Self-protection Challenges

Self-protection was defined as one of the four main properties of autonomic computing [90]. It drives us to add autonomic functionalities in existing or emerging protection frameworks. In this thesis, we define a self-protection framework over which applicative systems can be implemented. As a matter of fact, the whole execution system, ranging from the hardware level to the application level, is protected by the framework. However, several challenges exist in the setting of self-protection.

End-to-End Security for the Framework Such open pervasive systems become increasingly vulnerable to malicious activities covering different aspects from the hardware level to the application level. This is also called ubiquitousness of threats. Therefore, an effective protection framework should cover all these aspects and defend against threats from all the levels.
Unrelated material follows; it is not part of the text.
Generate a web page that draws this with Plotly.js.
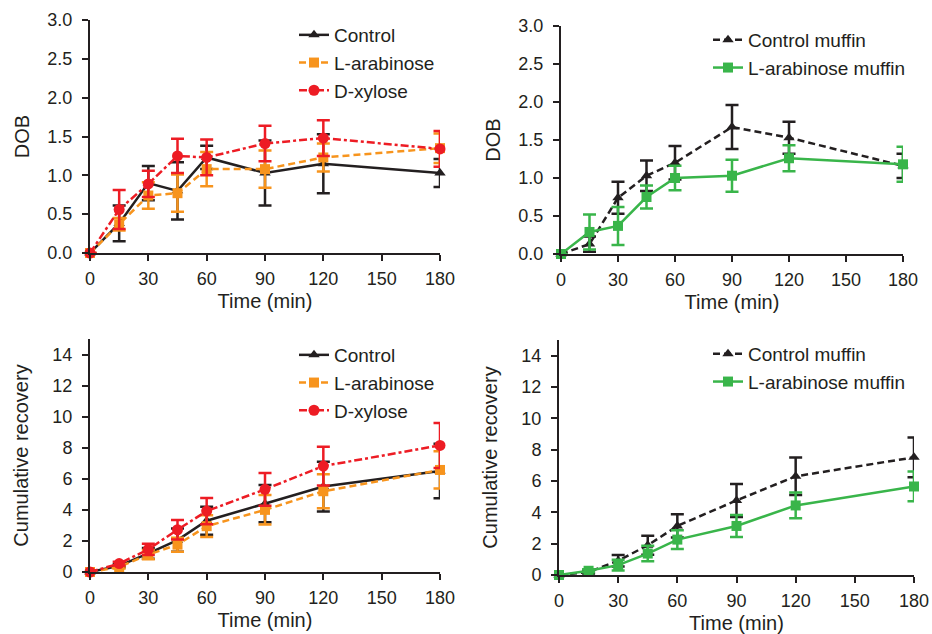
<!DOCTYPE html>
<html>
<head>
<meta charset="utf-8">
<script src="https://cdn.plot.ly/plotly-3.0.1.min.js"></script>
<style>html,body{margin:0;padding:0;background:#fff;}#chart{width:932px;height:634px;}</style>
</head>
<body>
<div id="chart"></div>
<script>
// ---- data ----
const time = [0, 15, 30, 45, 60, 90, 120, 180];
const xTicks = [0, 30, 60, 90, 120, 150, 180];

// Top-left: DOB, monosaccharides
const ctrlDOB     = [0, 0.38, 0.90, 0.80, 1.23, 1.03, 1.15, 1.03];
const ctrlDOBerr  = [0, 0.23, 0.22, 0.37, 0.15, 0.42, 0.38, 0.18];
const araDOB      = [0, 0.37, 0.74, 0.77, 1.08, 1.08, 1.23, 1.35];
const araDOBerr   = [0, 0.08, 0.17, 0.24, 0.22, 0.24, 0.18, 0.19];
const xylDOB      = [0, 0.56, 0.89, 1.25, 1.23, 1.41, 1.48, 1.34];
const xylDOBerr   = [0, 0.25, 0.17, 0.22, 0.23, 0.23, 0.23, 0.23];

// Top-right: DOB, muffins
const ctrlMufDOB    = [0, 0.13, 0.74, 1.03, 1.20, 1.67, 1.53, 1.16];
const ctrlMufDOBerr = [0, 0.10, 0.21, 0.20, 0.22, 0.29, 0.21, 0.16];
const araMufDOB     = [0, 0.29, 0.37, 0.75, 1.00, 1.03, 1.26, 1.18];
const araMufDOBerr  = [0, 0.23, 0.25, 0.15, 0.16, 0.21, 0.17, 0.23];

// Bottom-left: cumulative recovery, monosaccharides
const ctrlCum    = [0, 0.40, 1.20, 2.05, 3.30, 4.40, 5.50, 6.50];
const ctrlCumErr = [0, 0.10, 0.35, 0.75, 0.90, 1.20, 1.60, 1.75];
const araCum     = [0, 0.32, 1.12, 1.76, 2.95, 4.00, 5.20, 6.57];
const araCumErr  = [0, 0.10, 0.30, 0.45, 0.70, 0.95, 1.10, 1.20];
const xylCum     = [0, 0.54, 1.46, 2.72, 3.92, 5.32, 6.82, 8.15];
const xylCumErr  = [0, 0.12, 0.36, 0.62, 0.85, 1.05, 1.25, 1.45];

// Bottom-right: cumulative recovery, muffins
const ctrlMufCum    = [0, 0.19, 0.91, 1.90, 3.13, 4.76, 6.30, 7.51];
const ctrlMufCumErr = [0, 0.10, 0.36, 0.60, 0.74, 1.05, 1.20, 1.27];
const araMufCum     = [0, 0.27, 0.63, 1.37, 2.26, 3.13, 4.44, 5.65];
const araMufCumErr  = [0, 0.10, 0.35, 0.50, 0.60, 0.70, 0.82, 0.95];

const dobTicks = [0, 0.5, 1.0, 1.5, 2.0, 2.5, 3.0];
const cumTicks = [0, 2, 4, 6, 8, 10, 12, 14];

// ---- styling ----
const BLACK = '#231f20', ORANGE = '#f7941d', RED = '#ed1c24', GREEN = '#39b54a';
const FONT = 'Liberation Sans, Arial, Helvetica, sans-serif';
const DASH = '7px,4px', DASHDOT = '8px,3px,3px,3px';

function tr(y, err, name, color, dash, symbol, size, xa, ya, leg) {
  return {
    type: 'scatter', mode: 'lines+markers', x: time, y: y, name: name,
    xaxis: xa, yaxis: ya, legend: leg, cliponaxis: false,
    line: {color: color, width: 2.5, dash: dash},
    marker: {color: color, symbol: symbol, size: size},
    error_y: {type: 'data', array: err, visible: true, color: color, thickness: 2.5, width: 6.5}
  };
}

const data = [
  tr(ctrlDOB, ctrlDOBerr, 'Control', BLACK, 'solid', 'triangle-up', 10, 'x', 'y', 'legend'),
  tr(araDOB, araDOBerr, 'L-arabinose', ORANGE, DASH, 'square', 10, 'x', 'y', 'legend'),
  tr(xylDOB, xylDOBerr, 'D-xylose', RED, DASHDOT, 'circle', 11, 'x', 'y', 'legend'),

  tr(ctrlMufDOB, ctrlMufDOBerr, 'Control muffin', BLACK, DASH, 'triangle-up', 10, 'x2', 'y2', 'legend2'),
  tr(araMufDOB, araMufDOBerr, 'L-arabinose muffin', GREEN, 'solid', 'square', 10, 'x2', 'y2', 'legend2'),

  tr(ctrlCum, ctrlCumErr, 'Control', BLACK, 'solid', 'triangle-up', 10, 'x3', 'y3', 'legend3'),
  tr(araCum, araCumErr, 'L-arabinose', ORANGE, DASH, 'square', 10, 'x3', 'y3', 'legend3'),
  tr(xylCum, xylCumErr, 'D-xylose', RED, DASHDOT, 'circle', 11, 'x3', 'y3', 'legend3'),

  tr(ctrlMufCum, ctrlMufCumErr, 'Control muffin', BLACK, DASH, 'triangle-up', 10, 'x4', 'y4', 'legend4'),
  tr(araMufCum, araMufCumErr, 'L-arabinose muffin', GREEN, 'solid', 'square', 10, 'x4', 'y4', 'legend4')
];

const W = 932, H = 634;
function px(a, b) { return [a / W, b / W]; }
function py(top, bottom) { return [1 - bottom / H, 1 - top / H]; }

function xax(dom, anchor) {
  return {
    domain: dom, anchor: anchor, range: [0, 180], tickvals: xTicks, ticktext: xTicks.map(String),
    showline: true, linecolor: BLACK, linewidth: 2, ticks: 'outside', ticklen: 6, tickwidth: 2, tickcolor: BLACK,
    showgrid: false, zeroline: false, tickfont: {family: FONT, size: 18, color: BLACK},
    ticklabelstandoff: 2,
    title: {text: 'Time (min)', font: {family: FONT, size: 20, color: BLACK}, standoff: 6}
  };
}
function yax(dom, anchor, range, ticks, fmt, title, standoff) {
  return {
    domain: dom, anchor: anchor, range: range, tickvals: ticks, ticktext: ticks.map(v => fmt ? v.toFixed(1) : String(v)),
    showline: true, linecolor: BLACK, linewidth: 2, ticks: 'outside', ticklen: 6, tickwidth: 2, tickcolor: BLACK,
    showgrid: false, zeroline: false, tickfont: {family: FONT, size: 18, color: BLACK},
    ticklabelstandoff: 6,
    title: {text: title, font: {family: FONT, size: 20, color: BLACK}, standoff: standoff}
  };
}
function leg(x, y) {
  return {x: x / W, y: 1 - y / H, xanchor: 'left', yanchor: 'top', bgcolor: 'rgba(0,0,0,0)',
          font: {family: FONT, size: 19, color: BLACK}, itemwidth: 30, tracegroupgap: 0};
}

const layout = {
  width: W, height: H, margin: {l: 0, r: 0, t: 0, b: 0},
  paper_bgcolor: '#fff', plot_bgcolor: '#fff', showlegend: true,
  font: {family: FONT, color: BLACK},
  xaxis: xax(px(90, 440), 'y'),
  yaxis: yax(py(20, 253), 'x', [0, 3], dobTicks, true, 'DOB', 12),
  xaxis2: xax(px(561, 903), 'y2'),
  yaxis2: yax(py(26, 254), 'x2', [0, 3], dobTicks, true, 'DOB', 12),
  xaxis3: xax(px(90, 440), 'y3'),
  yaxis3: yax(py(339, 572), 'x3', [0, 15], cumTicks, false, 'Cumulative recovery', 18),
  xaxis4: xax(px(559, 914), 'y4'),
  yaxis4: yax(py(340, 575), 'x4', [0, 15], cumTicks, false, 'Cumulative recovery', 18),
  legend: leg(294, 16),
  legend2: leg(708, 21),
  legend3: leg(294, 336),
  legend4: leg(708, 335)
};

Plotly.newPlot('chart', data, layout, {displayModeBar: false, staticPlot: true});
</script>
</body>
</html>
Flexibility of Control over Applications A self-protection framework usually acts as a separated framework cooperating with an applicative system. It protects applications by applying some supplementary mechanisms. Therefore, this calls for run-time control over applications. We need a flexible platform enabling dynamic reconfiguration over the applicative system.

Efficiency of Protection Mechanisms Overhead of existing protection frameworks remain high. This overhead includes two parts, respectively that of computing and communication. The former refers to computing resources allocation for complementary checking control. The latter targets communication traffics of protection coordination. An efficient protection framework should thus mitigate all these two kinds of overhead.

Feasibility for Self-management Systems In several domains such as context-aware system or cloud computing, whole systems run in an autonomic manner without user intervention. Consequently, their protection should become autonomic. We cannot manually mitigate threats of systems which are autonomously executing.